Thanks, again, to all who responded.
It may be the unit, a Ray Tech works well. Cheaper units are not
accurate 3-5 degree + or - is common so you cant even test a room
accurately. Better units will have 1 degree + - accuracy and measure
metal, its the only safe and quick way to do it.
I have a copper/stainless pan like that. Some surfaces don't emit waves
very well. Your readings could be affected by cooler waves from another
surface being reflected off the metal.
I think I'd wrap it in a thin layer of tape and let the tape generate
I just bought a Ryobi IR/Sonic Measurer. I noticed the same problem with
pipes. Like others have said, it may be that it can't read accurately on
small round items due to reflection or some such.
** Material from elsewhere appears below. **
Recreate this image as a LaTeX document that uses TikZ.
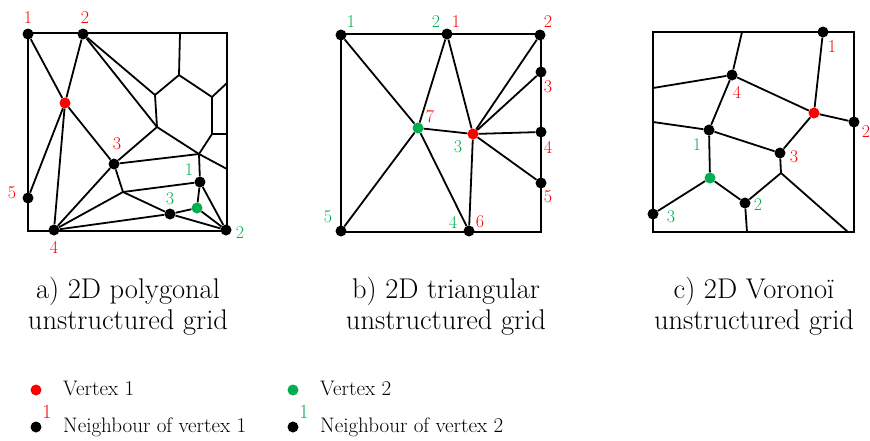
\documentclass[tikz,border=0pt]{standalone}
\usepackage{tikz}
\definecolor{vred}{HTML}{FF0000}
\definecolor{vgreen}{HTML}{00B050}
\tikzset{
  dot/.style={circle,fill=black,inner sep=0pt,minimum size=11pt},
  rdot/.style={dot,fill=vred},
  gdot/.style={dot,fill=vgreen},
  rlab/.style={font=\fontsize{18}{18}\selectfont,text=vred,inner sep=0pt},
  glab/.style={rlab,text=vgreen},
  ln/.style={line width=1.8pt},
  box/.style={line width=2pt},
  captxt/.style={font=\fontsize{28.5}{31}\selectfont,align=center,inner sep=0pt},
  leg/.style={font=\fontsize{21}{21}\selectfont,anchor=base west,inner sep=0pt},
}
\begin{document}
\begin{tikzpicture}[x=1pt,y=-1pt]
\useasboundingbox (0,0) rectangle (870,440);
% a) polygonal grid
\draw[box] (28,33) rectangle (227,231);
\node[dot] (a1) at (28,34) {};
\node[dot] (a2) at (83,34) {};
\node[rdot] (av) at (65,103) {};
\node[dot] (a3) at (114,164) {};
\node[dot] (a5) at (28,198) {};
\node[dot] (a4) at (54,230) {};
\node[gdot] (aw) at (197,208) {};
\node[dot] (ag1) at (200,182) {};
\node[dot] (ag2) at (226,230) {};
\node[dot] (ag3) at (170,214) {};
\coordinate (p1) at (180,33);
\coordinate (p2) at (179,75);
\coordinate (p3) at (155,95);
\coordinate (p4) at (212,97);
\coordinate (p5) at (227,83);
\coordinate (p6) at (212,134);
\coordinate (p7) at (227,134);
\coordinate (p8) at (199,154);
\coordinate (p9) at (157,127);
\coordinate (p10) at (227,169);
\coordinate (p11) at (123,192);
\draw[ln] (p1) -- (p2) -- (p3) -- (p9);
\draw[ln] (p2) -- (p4) -- (p5);
\draw[ln] (p4) -- (p6) -- (p7);
\draw[ln] (p6) -- (p8);
\draw[ln] (a2) -- (p3);
\draw[ln] (a2) -- (p9) -- (p8) -- (p10);
\draw[ln] (p9) -- (a3);
\draw[ln] (a3) -- (p8) -- (ag1);
\draw[ln] (a3) -- (p11) -- (ag1);
\draw[ln] (p11) -- (ag3);
\draw[ln] (p11) -- (a4);
\draw[ln] (a3) -- (a4);
\draw[ln] (a4) -- (ag3) -- (aw) -- (ag2);
\draw[ln] (ag3) -- (ag2);
\draw[ln] (ag1) -- (aw);
\draw[ln] (ag1) -- (ag2);
\foreach \n in {a1,a2,a3,a4,a5}
  \draw[ln] (av) -- (\n);
\node[rlab] (la1) at (28,18) {1};
\node[rlab] (la2) at (85,18) {2};
\node[rlab] (la3) at (117,144) {3};
\node[rlab] (la5) at (12,193) {5};
\node[rlab] (la4) at (54,247) {4};
\node[glab] (lag1) at (189,170) {1};
\node[glab] (lag3) at (170,199) {3};
\node[glab] (lag2) at (240,233) {2};
\node[captxt] (capa) at (128,306) {a) 2D polygonal\\unstructured grid};
% b) triangular grid
\draw[box] (341,34) rectangle (541,232);
\node[dot] (bg1) at (341,35) {};
\node[dot] (bt) at (447,34) {};
\node[dot] (br2) at (540,35) {};
\node[dot] (br3) at (541,72) {};
\node[dot] (br4) at (541,132) {};
\node[dot] (br5) at (541,183) {};
\node[gdot] (bw) at (418,128) {};
\node[rdot] (bv) at (473,134) {};
\node[dot] (bb) at (469,231) {};
\node[dot] (bg5) at (341,231) {};
\draw[ln] (bg1) -- (bw);
\draw[ln] (bt) -- (bw);
\draw[ln] (bt) -- (bv);
\foreach \n in {br2,br3,br4,br5,bb}
  \draw[ln] (bv) -- (\n);
\draw[ln] (bw) -- (bv);
\draw[ln] (bw) -- (bg5);
\draw[ln] (bw) -- (bb);
\node[glab] (lbg1) at (351,22) {1};
\node[glab] (lbg2) at (436,22) {2};
\node[rlab] (lbr1) at (456,22) {1};
\node[rlab] (lbr2) at (548,22) {2};
\node[rlab] (lbr3) at (548,87) {3};
\node[rlab] (lbr4) at (548,147) {4};
\node[rlab] (lbr5) at (548,197) {5};
\node[rlab] (lbr7) at (430,117) {7};
\node[glab] (lbg3) at (458,147) {3};
\node[glab] (lbg4) at (453,222) {4};
\node[rlab] (lbr6) at (480,222) {6};
\node[glab] (lbg5) at (328,217) {5};
\node[captxt] (capb) at (446,306) {b) 2D triangular\\unstructured grid};
% c) Voronoi grid
\draw[box] (653,32) rectangle (854,232);
\node[dot] (c1) at (823,32) {};
\node[dot] (c4) at (732,75) {};
\node[rdot] (cv) at (814,113) {};
\node[dot] (c2) at (854,122) {};
\node[dot] (cg1) at (709,130) {};
\node[dot] (c3) at (780,153) {};
\node[gdot] (cw) at (710,178) {};
\node[dot] (cg2) at (745,203) {};
\node[dot] (cg3) at (653,214) {};
\coordinate (q1) at (742,32);
\coordinate (q2) at (653,88);
\coordinate (q3) at (653,122);
\coordinate (q4) at (781,173);
\coordinate (q5) at (848,232);
\coordinate (q6) at (747,232);
\draw[ln] (q1) -- (c4);
\draw[ln] (q2) -- (c4);
\draw[ln] (c4) -- (cv);
\draw[ln] (c4) -- (cg1);
\draw[ln] (q3) -- (cg1);
\draw[ln] (cg1) -- (c3);
\draw[ln] (cg1) -- (cw);
\foreach \n in {c1,c2,c3}
  \draw[ln] (cv) -- (\n);
\draw[ln] (c3) -- (q4) -- (cg2);
\draw[ln] (q4) -- (q5);
\draw[ln] (cg2) -- (q6);
\draw[ln] (cw) -- (cg2);
\draw[ln] (cw) -- (cg3);
\node[rlab] (lc1) at (832,47) {1};
\node[rlab] (lc4) at (737,92) {4};
\node[rlab] (lc2) at (866,132) {2};
\node[glab] (lcg1) at (697,145) {1};
\node[rlab] (lc3) at (794,157) {3};
\node[glab] (lcg2) at (758,205) {2};
\node[glab] (lcg3) at (671,217) {3};
\node[captxt] (capc) at (754,306) {c) 2D Voronoï\\unstructured grid};
% legend
\node[rdot] (kv1) at (36,390) {};
\node[leg] (kt1) at (63,395) {Vertex 1};
\node[dot] (kn1) at (36,427) {};
\node[rlab,font=\fontsize{20}{20}\selectfont] (kl1) at (47,412) {1};
\node[leg] (kt2) at (63,432) {Neighbour of vertex 1};
\node[gdot] (kv2) at (293,390) {};
\node[leg] (kt3) at (320,395) {Vertex 2};
\node[dot] (kn2) at (293,427) {};
\node[glab,font=\fontsize{20}{20}\selectfont] (kl2) at (304,412) {1};
\node[leg] (kt4) at (320,432) {Neighbour of vertex 2};
\end{tikzpicture}
\end{document}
The IR gets scrambled,
much like radar on a stealth plane.
I also noticed that the Sonic Measurer doesn't work when aiming through
a narrow opening, or when there is a closer item to the path of the
Thanks, everyone, for your replies. They have been very informative.
I put a piece of black electrician's tape around the hot water pipe
closest to the heater's outlet; the temperature reading on the tape now
jumped to what I would expect, about 110F. I ignored the red laser
pointer and just held the reading portion of the meter about 1/4" from
the tape. On the shiny copper just above the tape, the reading was about
Someone asked how I measured the cold and how water temperatures. I used
a dial-type, quick-reading meat thermometer under running water from the
laundry faucet. I found, however, that if I point the IR thermometer
where the water hits the laundry tub, the two readings matched.